** START OF Collected data **
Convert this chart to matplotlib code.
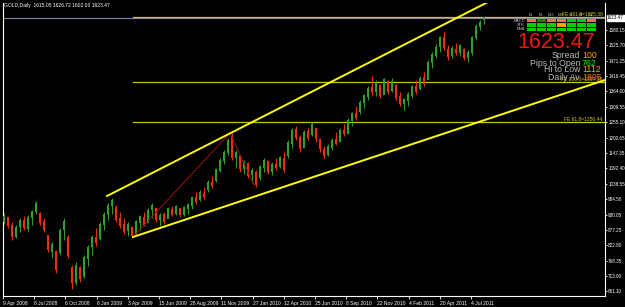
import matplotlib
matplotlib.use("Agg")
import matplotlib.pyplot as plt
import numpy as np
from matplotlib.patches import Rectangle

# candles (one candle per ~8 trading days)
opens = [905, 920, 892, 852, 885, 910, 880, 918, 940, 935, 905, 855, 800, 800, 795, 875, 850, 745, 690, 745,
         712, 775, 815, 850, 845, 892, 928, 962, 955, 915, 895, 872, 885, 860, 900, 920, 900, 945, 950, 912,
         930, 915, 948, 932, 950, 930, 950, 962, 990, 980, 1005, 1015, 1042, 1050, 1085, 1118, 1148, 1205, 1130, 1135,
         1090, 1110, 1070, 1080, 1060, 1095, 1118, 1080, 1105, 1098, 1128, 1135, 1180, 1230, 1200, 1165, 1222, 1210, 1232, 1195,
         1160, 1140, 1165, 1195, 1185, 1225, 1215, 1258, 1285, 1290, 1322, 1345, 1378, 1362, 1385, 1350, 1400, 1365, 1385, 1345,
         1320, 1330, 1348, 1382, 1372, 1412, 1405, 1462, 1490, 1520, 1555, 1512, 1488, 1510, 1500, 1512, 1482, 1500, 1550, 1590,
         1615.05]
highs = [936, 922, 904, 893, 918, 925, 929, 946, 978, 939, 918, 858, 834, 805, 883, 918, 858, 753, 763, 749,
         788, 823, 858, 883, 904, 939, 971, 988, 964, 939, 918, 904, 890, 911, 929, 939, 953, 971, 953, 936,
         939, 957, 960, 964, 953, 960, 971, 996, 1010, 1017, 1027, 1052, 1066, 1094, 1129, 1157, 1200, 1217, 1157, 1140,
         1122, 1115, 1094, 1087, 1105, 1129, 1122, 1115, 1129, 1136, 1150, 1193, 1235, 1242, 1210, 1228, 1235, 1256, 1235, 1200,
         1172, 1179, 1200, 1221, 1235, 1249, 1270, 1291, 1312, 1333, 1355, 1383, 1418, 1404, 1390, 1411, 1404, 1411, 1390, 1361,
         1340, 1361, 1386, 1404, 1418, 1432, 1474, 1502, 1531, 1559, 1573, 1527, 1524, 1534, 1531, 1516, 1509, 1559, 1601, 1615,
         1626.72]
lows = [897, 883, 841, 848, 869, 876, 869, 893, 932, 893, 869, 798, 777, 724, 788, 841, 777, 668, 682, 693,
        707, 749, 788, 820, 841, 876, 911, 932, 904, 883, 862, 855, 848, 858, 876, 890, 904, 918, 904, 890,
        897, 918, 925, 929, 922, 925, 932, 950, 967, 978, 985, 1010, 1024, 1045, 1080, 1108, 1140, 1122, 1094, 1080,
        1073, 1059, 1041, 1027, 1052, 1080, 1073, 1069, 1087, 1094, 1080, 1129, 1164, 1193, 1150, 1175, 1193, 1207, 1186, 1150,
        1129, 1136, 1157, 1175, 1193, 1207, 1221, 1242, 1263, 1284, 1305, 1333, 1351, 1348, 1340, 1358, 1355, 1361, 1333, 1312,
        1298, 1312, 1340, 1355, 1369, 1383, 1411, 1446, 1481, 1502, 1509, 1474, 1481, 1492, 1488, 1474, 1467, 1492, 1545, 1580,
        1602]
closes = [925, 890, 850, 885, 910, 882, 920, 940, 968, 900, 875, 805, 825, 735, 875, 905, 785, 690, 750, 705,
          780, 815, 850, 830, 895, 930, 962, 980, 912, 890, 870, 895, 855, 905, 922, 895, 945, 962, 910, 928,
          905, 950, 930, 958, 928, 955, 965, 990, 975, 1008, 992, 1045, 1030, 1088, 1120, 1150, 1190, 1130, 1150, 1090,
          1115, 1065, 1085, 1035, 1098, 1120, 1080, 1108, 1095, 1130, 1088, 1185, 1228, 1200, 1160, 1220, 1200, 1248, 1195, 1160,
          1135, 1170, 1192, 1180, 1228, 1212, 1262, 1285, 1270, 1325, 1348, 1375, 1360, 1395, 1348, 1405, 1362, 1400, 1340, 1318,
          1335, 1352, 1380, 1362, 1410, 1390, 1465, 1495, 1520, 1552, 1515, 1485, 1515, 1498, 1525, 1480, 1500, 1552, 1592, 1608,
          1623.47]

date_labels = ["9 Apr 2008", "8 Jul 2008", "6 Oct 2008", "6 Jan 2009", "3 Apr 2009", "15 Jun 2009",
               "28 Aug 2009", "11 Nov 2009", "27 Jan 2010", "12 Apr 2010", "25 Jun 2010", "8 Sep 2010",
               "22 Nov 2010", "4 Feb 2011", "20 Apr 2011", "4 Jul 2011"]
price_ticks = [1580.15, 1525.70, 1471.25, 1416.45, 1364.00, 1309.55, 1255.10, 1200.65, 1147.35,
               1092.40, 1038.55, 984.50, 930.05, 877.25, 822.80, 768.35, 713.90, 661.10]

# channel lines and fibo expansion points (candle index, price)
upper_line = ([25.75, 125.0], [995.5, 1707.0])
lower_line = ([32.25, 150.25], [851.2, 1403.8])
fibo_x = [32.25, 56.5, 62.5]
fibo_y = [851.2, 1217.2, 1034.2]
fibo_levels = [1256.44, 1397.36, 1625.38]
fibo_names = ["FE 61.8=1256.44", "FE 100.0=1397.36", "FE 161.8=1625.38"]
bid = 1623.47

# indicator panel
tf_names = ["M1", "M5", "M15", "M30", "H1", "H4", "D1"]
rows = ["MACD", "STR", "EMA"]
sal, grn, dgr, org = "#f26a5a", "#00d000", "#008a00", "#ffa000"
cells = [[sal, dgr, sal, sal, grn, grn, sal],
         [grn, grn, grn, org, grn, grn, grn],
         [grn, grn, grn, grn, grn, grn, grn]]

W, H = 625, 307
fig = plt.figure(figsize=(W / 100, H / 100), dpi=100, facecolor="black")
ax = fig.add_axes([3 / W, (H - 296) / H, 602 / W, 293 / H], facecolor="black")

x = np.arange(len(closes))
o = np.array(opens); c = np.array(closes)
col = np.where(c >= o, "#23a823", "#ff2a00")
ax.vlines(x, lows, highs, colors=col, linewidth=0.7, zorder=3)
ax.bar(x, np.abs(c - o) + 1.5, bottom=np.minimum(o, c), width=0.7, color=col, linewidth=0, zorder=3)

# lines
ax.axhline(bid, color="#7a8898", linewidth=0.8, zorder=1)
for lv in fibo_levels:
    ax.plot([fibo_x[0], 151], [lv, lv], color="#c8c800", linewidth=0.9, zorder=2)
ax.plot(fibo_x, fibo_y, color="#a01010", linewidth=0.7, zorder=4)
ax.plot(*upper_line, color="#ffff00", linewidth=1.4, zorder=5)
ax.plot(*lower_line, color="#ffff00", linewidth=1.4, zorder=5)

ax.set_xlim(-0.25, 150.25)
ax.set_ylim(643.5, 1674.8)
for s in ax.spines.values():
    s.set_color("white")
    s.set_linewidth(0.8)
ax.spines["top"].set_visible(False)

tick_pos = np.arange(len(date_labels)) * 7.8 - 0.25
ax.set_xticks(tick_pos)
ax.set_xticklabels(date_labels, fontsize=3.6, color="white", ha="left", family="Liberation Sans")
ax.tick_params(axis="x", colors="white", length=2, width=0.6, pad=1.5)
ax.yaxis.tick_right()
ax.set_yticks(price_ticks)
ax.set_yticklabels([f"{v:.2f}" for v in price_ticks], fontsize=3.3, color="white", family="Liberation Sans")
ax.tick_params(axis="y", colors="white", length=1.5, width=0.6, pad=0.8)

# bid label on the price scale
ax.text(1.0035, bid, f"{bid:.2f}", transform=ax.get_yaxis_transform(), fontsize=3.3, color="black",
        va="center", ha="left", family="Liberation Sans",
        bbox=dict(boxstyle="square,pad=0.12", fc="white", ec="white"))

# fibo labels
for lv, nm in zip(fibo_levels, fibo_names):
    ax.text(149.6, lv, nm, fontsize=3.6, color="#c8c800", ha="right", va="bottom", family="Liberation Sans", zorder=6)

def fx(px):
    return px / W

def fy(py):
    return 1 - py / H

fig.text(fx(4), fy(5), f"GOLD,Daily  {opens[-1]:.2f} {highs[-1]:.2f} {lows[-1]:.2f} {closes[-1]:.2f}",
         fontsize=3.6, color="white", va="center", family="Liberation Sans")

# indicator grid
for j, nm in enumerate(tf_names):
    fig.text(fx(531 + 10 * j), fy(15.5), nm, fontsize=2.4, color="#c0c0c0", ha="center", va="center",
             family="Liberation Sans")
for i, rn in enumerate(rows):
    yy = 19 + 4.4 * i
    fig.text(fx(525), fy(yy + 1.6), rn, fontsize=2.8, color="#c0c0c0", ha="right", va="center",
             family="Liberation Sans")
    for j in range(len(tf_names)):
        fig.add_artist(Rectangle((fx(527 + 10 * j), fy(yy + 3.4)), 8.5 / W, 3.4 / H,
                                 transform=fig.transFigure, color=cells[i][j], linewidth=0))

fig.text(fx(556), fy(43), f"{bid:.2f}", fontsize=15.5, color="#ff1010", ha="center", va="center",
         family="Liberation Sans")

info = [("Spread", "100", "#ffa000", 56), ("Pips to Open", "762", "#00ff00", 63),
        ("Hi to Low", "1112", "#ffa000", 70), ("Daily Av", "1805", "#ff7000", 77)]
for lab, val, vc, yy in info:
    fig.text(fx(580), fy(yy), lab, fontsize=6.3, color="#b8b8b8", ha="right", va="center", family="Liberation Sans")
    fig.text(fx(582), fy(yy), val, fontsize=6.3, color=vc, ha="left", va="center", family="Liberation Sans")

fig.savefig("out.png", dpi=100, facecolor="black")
** END OF Collected data **
● What you are asked to do
Take the material above from its first line through the line holding "from matplotlib.patches import Rectangle" and set it down exactly, without the pictures.

● Solution
Convert this chart to matplotlib code.
import matplotlib
matplotlib.use("Agg")
import matplotlib.pyplot as plt
import numpy as np
from matplotlib.patches import Rectangle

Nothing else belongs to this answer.